Discovering Antagonists in Networks of Systems: Robot Deployment
Ingeborg Wenger, Peter Eberhard, Henrik Ebel
TL;DR
This paper addresses detecting antagonists in robot swarm surveillance by learning a context-conditioned action likelihood $p_a(a|s)$ from normal deployment data using a spline-based normalizing flow. It introduces a robust context embedding via a bidirectional LSTM and a refined action representation, and compares three detectors, with the mean-log-prob criterion delivering high sensitivity (>$80\%$) at a controlled false positive rate ($FPR\leq 5\%$). The method, tested on simulated scenarios and hardware with the HERA robots, outperforms the previous WengerEbelEberhard24 approach in both predictive performance and detection robustness, and is capable of operating without labeled anomaly data. The work demonstrates practical impact by enabling on-line identification and countermeasures against antagonists in swarm deployments, with code and data publicly available.
Abstract
A contextual anomaly detection method is proposed and applied to the physical motions of a robot swarm executing a coverage task. Using simulations of a swarm's normal behavior, a normalizing flow is trained to predict the likelihood of a robot motion within the current context of its environment. During application, the predicted likelihood of the observed motions is used by a detection criterion that categorizes a robot agent as normal or antagonistic. The proposed method is evaluated on five different strategies of antagonistic behavior.
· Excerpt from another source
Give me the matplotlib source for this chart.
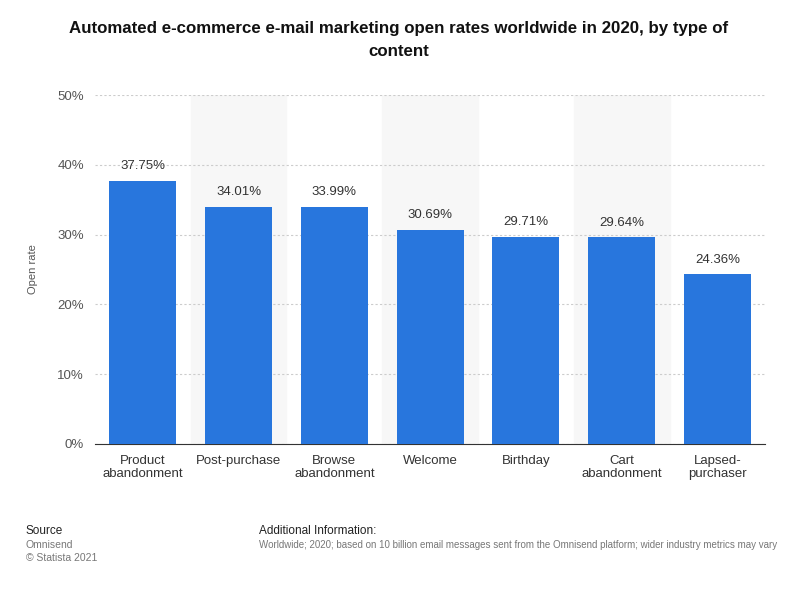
import matplotlib.pyplot as plt

plt.rcParams["font.family"] = ["Liberation Sans", "DejaVu Sans"]

categories = ["Product\nabandonment", "Post-purchase", "Browse\nabandonment", "Welcome",
              "Birthday", "Cart\nabandonment", "Lapsed-\npurchaser"]
open_rates = [37.75, 34.01, 33.99, 30.69, 29.71, 29.64, 24.36]
y_ticks = [0, 10, 20, 30, 40, 50]

fig = plt.figure(figsize=(7.98, 5.92), dpi=100)
ax = fig.add_axes([0.119, 0.25, 0.84, 0.5895])

x = range(len(categories))
for i in x:
    if i % 2 == 1:
        ax.axvspan(i - 0.5, i + 0.5, color="#f7f7f7", zorder=0)
ax.bar(x, open_rates, width=0.7, color="#2876dd", zorder=3)
for i, v in zip(x, open_rates):
    ax.text(i, v + 1.2, f"{v:.2f}%", ha="center", va="bottom", fontsize=9.5, color="#333333")

ax.set_xlim(-0.5, len(categories) - 0.5)
ax.set_ylim(0, 50)
ax.set_yticks(y_ticks)
ax.set_yticklabels([f"{t}%" for t in y_ticks], fontsize=9.5, color="#555555")
ax.set_xticks(list(x))
ax.set_xticklabels(categories, fontsize=9.5, color="#333333", linespacing=1.15)
ax.grid(axis="y", color="#cccccc", linestyle=(0, (2, 2)), linewidth=0.8, zorder=1)
for s in ["top", "right", "left"]:
    ax.spines[s].set_visible(False)
ax.spines["bottom"].set_color("#333333")
ax.tick_params(axis="both", length=0, pad=8)
ax.set_ylabel("Open rate", fontsize=8, color="#555555", labelpad=14)

fig.text(0.5, 0.965, "Automated e-commerce e-mail marketing open rates worldwide in 2020, by type of\ncontent",
         ha="center", va="top", fontsize=12.2, fontweight="bold", color="#111111", linespacing=1.65)

fig.text(0.032, 0.098, "Source", fontsize=8.5, color="#222222")
fig.text(0.032, 0.075, "Omnisend", fontsize=7.5, color="#777777")
fig.text(0.032, 0.053, "© Statista 2021", fontsize=7.5, color="#777777")
fig.text(0.324, 0.098, "Additional Information:", fontsize=8.5, color="#222222")
fig.text(0.324, 0.075, "Worldwide; 2020; based on 10 billion email messages sent from the Omnisend platform; wider industry metrics may vary",
         fontsize=7.0, color="#777777")

fig.savefig("out.png", dpi=100, facecolor="white")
Importantly, only readily available simulated data of normal robot behavior is used for training such that the nature of the anomalies need not be known beforehand. The best detection criterion correctly categorizes at least 80% of each antagonistic type while maintaining a false positive rate of less than 5% for normal robot agents. Additionally, the method is validated in hardware experiments, yielding results similar to the simulated scenarios. Compared to the state-of-the-art approach, both the predictive performance of the normalizing flow and the robustness of the detection criterion are increased.